#### Collected data ####

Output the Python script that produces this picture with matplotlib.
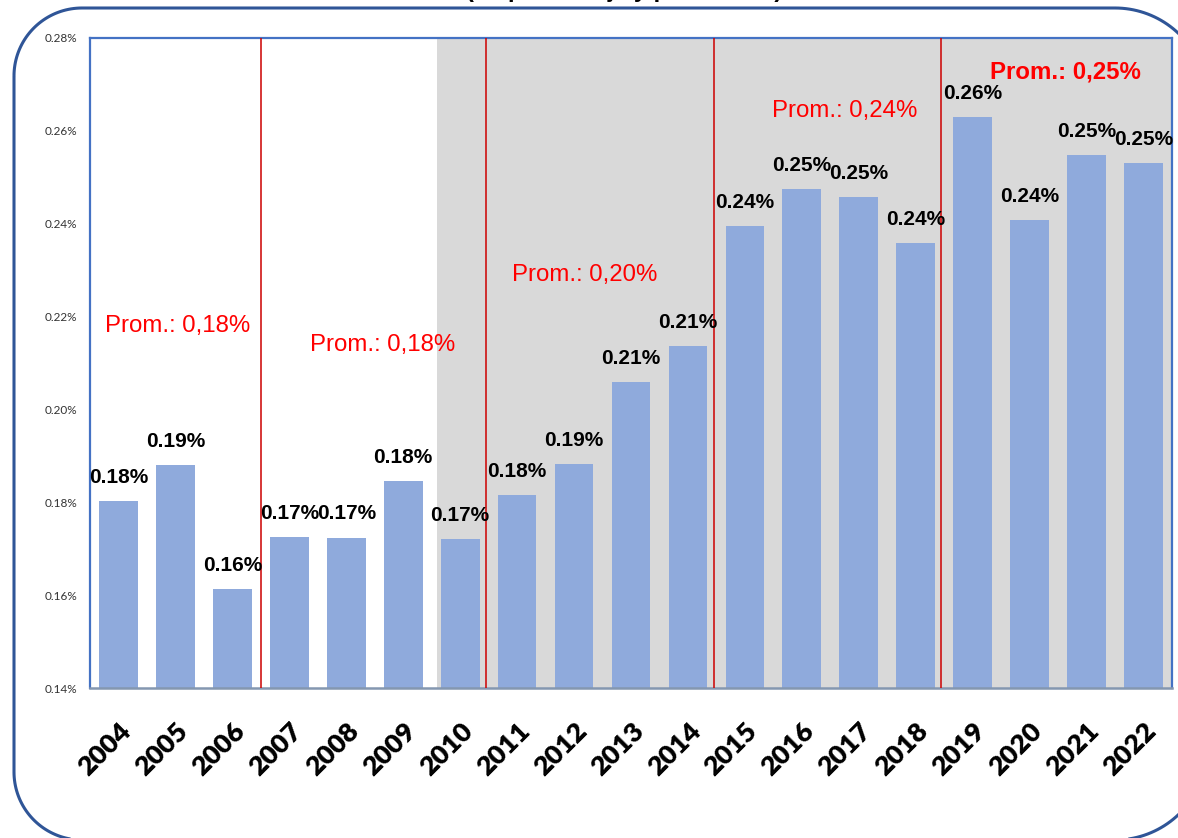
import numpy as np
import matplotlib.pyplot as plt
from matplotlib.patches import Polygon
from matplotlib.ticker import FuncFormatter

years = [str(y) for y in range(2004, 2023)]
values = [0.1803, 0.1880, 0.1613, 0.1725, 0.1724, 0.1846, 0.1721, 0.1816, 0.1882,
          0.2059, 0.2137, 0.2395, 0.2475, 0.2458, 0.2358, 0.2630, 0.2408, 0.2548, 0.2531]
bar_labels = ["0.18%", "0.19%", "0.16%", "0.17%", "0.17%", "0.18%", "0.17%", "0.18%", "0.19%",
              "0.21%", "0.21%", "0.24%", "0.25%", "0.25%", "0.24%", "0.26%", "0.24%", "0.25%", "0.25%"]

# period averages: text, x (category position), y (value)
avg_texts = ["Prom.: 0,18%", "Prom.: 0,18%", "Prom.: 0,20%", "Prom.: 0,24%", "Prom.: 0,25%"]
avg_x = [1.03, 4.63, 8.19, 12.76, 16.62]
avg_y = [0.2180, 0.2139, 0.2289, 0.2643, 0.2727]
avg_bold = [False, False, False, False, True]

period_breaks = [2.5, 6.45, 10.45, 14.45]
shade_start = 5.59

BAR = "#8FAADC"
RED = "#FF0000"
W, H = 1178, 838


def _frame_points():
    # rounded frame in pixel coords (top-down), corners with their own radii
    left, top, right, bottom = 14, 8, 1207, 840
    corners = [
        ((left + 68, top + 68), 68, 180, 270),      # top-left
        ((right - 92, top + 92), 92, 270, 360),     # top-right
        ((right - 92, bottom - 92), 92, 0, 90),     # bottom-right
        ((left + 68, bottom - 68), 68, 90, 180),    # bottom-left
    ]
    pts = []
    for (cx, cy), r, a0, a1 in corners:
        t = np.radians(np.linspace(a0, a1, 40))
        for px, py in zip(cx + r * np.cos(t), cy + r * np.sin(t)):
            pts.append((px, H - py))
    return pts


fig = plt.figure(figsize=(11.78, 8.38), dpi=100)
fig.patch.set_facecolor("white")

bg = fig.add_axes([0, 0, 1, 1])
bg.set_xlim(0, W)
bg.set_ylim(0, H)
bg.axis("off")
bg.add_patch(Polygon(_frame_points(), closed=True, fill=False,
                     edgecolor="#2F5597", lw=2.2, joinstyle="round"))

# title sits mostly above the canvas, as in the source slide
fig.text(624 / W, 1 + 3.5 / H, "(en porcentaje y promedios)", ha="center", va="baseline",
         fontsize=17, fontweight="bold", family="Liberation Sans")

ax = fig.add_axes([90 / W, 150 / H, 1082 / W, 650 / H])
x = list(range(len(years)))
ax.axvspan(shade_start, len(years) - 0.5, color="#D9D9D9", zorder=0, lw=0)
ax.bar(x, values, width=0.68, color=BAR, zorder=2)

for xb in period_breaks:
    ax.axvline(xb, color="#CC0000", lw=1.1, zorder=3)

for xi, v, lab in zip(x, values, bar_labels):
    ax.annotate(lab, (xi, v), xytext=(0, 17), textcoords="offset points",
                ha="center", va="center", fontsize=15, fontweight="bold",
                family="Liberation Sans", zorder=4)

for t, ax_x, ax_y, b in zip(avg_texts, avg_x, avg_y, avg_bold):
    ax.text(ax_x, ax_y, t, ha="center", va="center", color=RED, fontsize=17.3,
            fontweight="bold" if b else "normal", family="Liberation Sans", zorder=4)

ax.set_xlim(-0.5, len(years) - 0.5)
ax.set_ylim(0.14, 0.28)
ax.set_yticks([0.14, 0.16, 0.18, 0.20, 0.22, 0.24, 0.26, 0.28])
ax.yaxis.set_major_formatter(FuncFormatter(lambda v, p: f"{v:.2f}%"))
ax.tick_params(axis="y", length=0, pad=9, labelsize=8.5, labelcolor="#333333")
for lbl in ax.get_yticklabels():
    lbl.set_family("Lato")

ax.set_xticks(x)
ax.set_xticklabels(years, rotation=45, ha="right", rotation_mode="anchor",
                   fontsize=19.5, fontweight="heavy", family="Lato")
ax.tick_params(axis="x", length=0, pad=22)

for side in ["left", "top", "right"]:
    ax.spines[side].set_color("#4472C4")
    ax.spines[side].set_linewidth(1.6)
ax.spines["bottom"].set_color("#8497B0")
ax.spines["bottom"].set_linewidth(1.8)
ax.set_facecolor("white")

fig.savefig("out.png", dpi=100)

####

_Task statement_: Some lines of the data above may hold the word "matplotlib"; report how many do, and nothing else.

_Solution to this problem_: 4